Three people face 60 charges in total for their alleged roles in the sinking of a duck boat on a Missouri lake, where 17 people died.
Investigators painted a picture of negligence by the boat’s captain and the company’s managers, who allowed the boat to enter the water during severe weather.
Last week, the Missouri Attorney General’s office announced it filed criminal charges in connection to the sinking of the duck boat in Table Rock Lake on July 19, 2018. A duck boat is an amphibious land-water vessel used to give tours.
There were 29 passengers on the boat and 17 of them died, including five children.

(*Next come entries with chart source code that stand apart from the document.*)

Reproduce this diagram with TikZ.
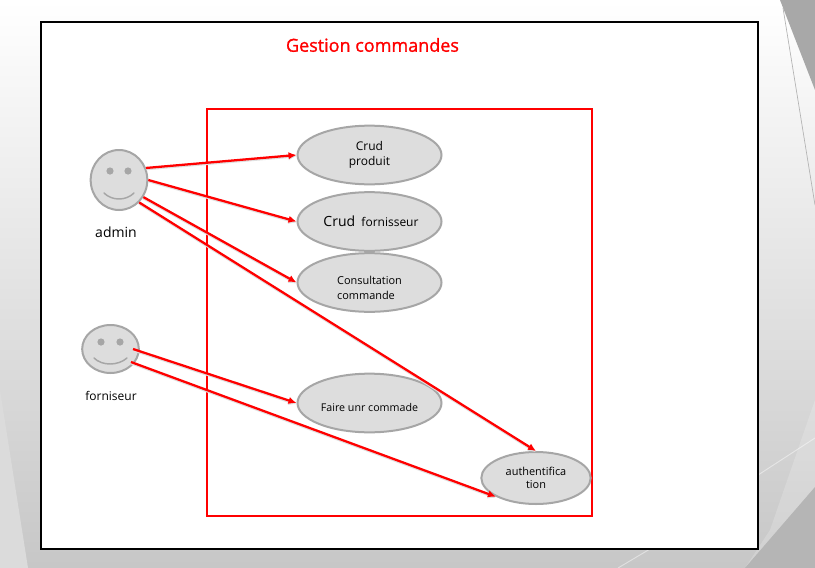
\documentclass[tikz,border=0pt]{standalone}
\usepackage{fontspec}
\setmainfont{Open Sans}
\newfontfamily\titlefont[FakeBold=1.2]{Open Sans}
\usetikzlibrary{shapes.geometric,arrows.meta}
\definecolor{ucfill}{HTML}{DDDDDD}
\definecolor{ucline}{HTML}{A6A6A6}
\tikzset{
  x=0.75pt,y=-0.75pt,
  usecase/.style={ellipse,draw=ucline,line width=1.5pt,fill=ucfill,inner sep=0pt,align=center,text=black},
  face/.style={usecase},
  feature/.style={draw=ucline,line width=1.1pt,line cap=round},
  eye/.style={circle,fill=ucline,draw=none,inner sep=0pt,minimum size=5.4pt},
  link/.style={draw=red,line width=1.7pt,-{Latex[length=6pt,width=5.5pt]},
    preaction={draw=black!12,line width=1.7pt,transform canvas={yshift=-0.9pt}}},
  plainlabel/.style={inner sep=0pt,text=black,align=center}
}
\begin{document}
\begin{tikzpicture}
\useasboundingbox (0,0) rectangle (815,568);
% slide background
\shade[top color=white,bottom color=black!22,shading angle=0] (0,0) rectangle (815,568);
\fill[black!14] (0,390) -- (28,568) -- (0,568) -- cycle;
\fill[white,opacity=.18] (815,400) -- (815,487) -- (745,568) -- (770,530) -- cycle;
\fill[black!34] (780,0) -- (815,0) -- (815,90) -- cycle;
\fill[black!29] (745,568) -- (815,487) -- (815,568) -- cycle;
\draw[black!30,line width=.5pt] (783,8) -- (815,205);
\draw[white,opacity=.45,line width=.7pt] (755,477) -- (815,438);
\draw[white,opacity=.45,line width=.7pt] (618,568) -- (650,549);
% frame
\draw[black,fill=white,line width=1.5pt] (41,22) rectangle (758,549);
\node[plainlabel,text=red,font=\titlefont\fontsize{13.5pt}{15pt}\selectfont] (title) at (372.5,45) {Gestion commandes};
% system box
\draw[red,line width=1.5pt] (207,109) rectangle (592,516);
% use cases
\node[usecase,minimum width=108pt,minimum height=44pt] (crud) at (369.5,155) {};
\node[plainlabel,font=\fontsize{9pt}{11.5pt}\selectfont] (crudT) at (369.5,155) {Crud\\produit};
\node[usecase,minimum width=108pt,minimum height=44pt] (four) at (369.5,221.5) {};
\node[plainlabel,font=\fontsize{9pt}{11pt}\selectfont] (fourT) at (371,221.5) {{\fontsize{10.5pt}{12pt}\selectfont Crud}\ \ fornisseur};
\node[usecase,minimum width=108pt,minimum height=44pt] (cons) at (369.5,282.5) {};
\node[plainlabel,align=left,font=\fontsize{8.2pt}{11.2pt}\selectfont] (consT) at (369.5,287.5) {Consultation\\commande};
\node[usecase,minimum width=108pt,minimum height=44pt] (faire) at (369.5,403) {};
\node[plainlabel,font=\fontsize{8pt}{10pt}\selectfont] (faireT) at (369.5,407) {Faire unr commade};
\node[usecase,minimum width=82pt,minimum height=39pt,font=\fontsize{8.2pt}{10pt}\selectfont] (auth) at (536,478) {authentifica\\tion};
% actors
\node[face,minimum width=42.5pt,minimum height=45pt] (admin) at (119,180) {};
\node[eye] (adminL) at (110,171) {};
\node[eye] (adminR) at (128,171) {};
\draw[feature] (104,193) .. controls (112,201) and (126,201) .. (134,193);
\node[plainlabel,font=\fontsize{10.5pt}{12pt}\selectfont] (adminT) at (116,232) {admin};
\node[face,minimum width=42.5pt,minimum height=36pt] (forn) at (110.5,349) {};
\node[eye] (fornL) at (101,342) {};
\node[eye] (fornR) at (120,342) {};
\draw[feature] (94,358) .. controls (102,366) and (118,366) .. (127,358);
\node[plainlabel,font=\fontsize{9pt}{11pt}\selectfont] (fornT) at (111,396) {forniseur};
% connectors
\coordinate (f1) at (133,349);
\coordinate (f2) at (131,362);
\draw[link] (admin.24) -- (crud.west);
\draw[link] (admin.0) -- (four.west);
\draw[link] (admin.-35) -- (cons.west);
\draw[link] (admin.-48) -- (auth.north);
\draw[link] (f1) -- (faire.west);
\draw[link] (f2) -- (auth.205);
\end{tikzpicture}
\end{document}
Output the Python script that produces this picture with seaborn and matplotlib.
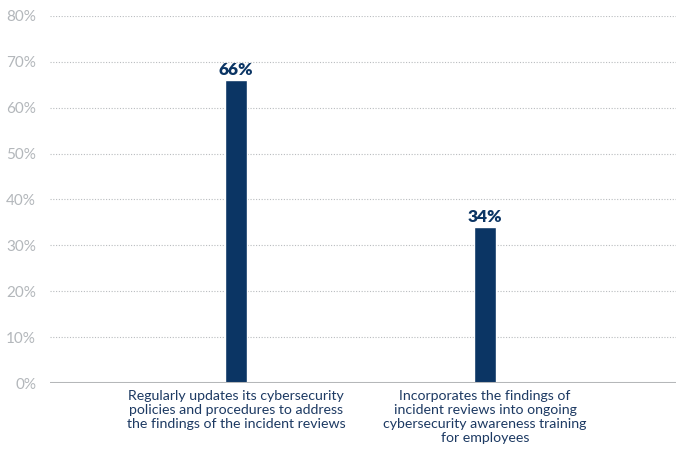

Captain Scott McKee was charged with 17 counts of first-degree voluntary manslaughter, five counts of first-degree endangering the welfare of a child, a Class A felony, and seven counts of endangering the welfare of a child, a class D felony.
Operations Supervisor Charles Baltzell and General Manager Curtis Lanham were charged with 17 counts of first-degree involuntary manslaughter.
According to a probable cause statement from the Missouri State Police, there was an active thunderstorm warning when the boat went into the water. McKee tried to drive the boat north, but it took on water and eventually sunk.
The boat came to rest in about 85 feet of water, investigators said.
Police say McKee failed in his duties by going in the water during the thunderstorm warning and he failed to have passengers put on personal flotation devices as the boat started to take on water.
Baltzell’s duties included monitoring weather and communicating it with the boats, according to police. Lanham was responsible for the day-to-day management, which included training and setting policies.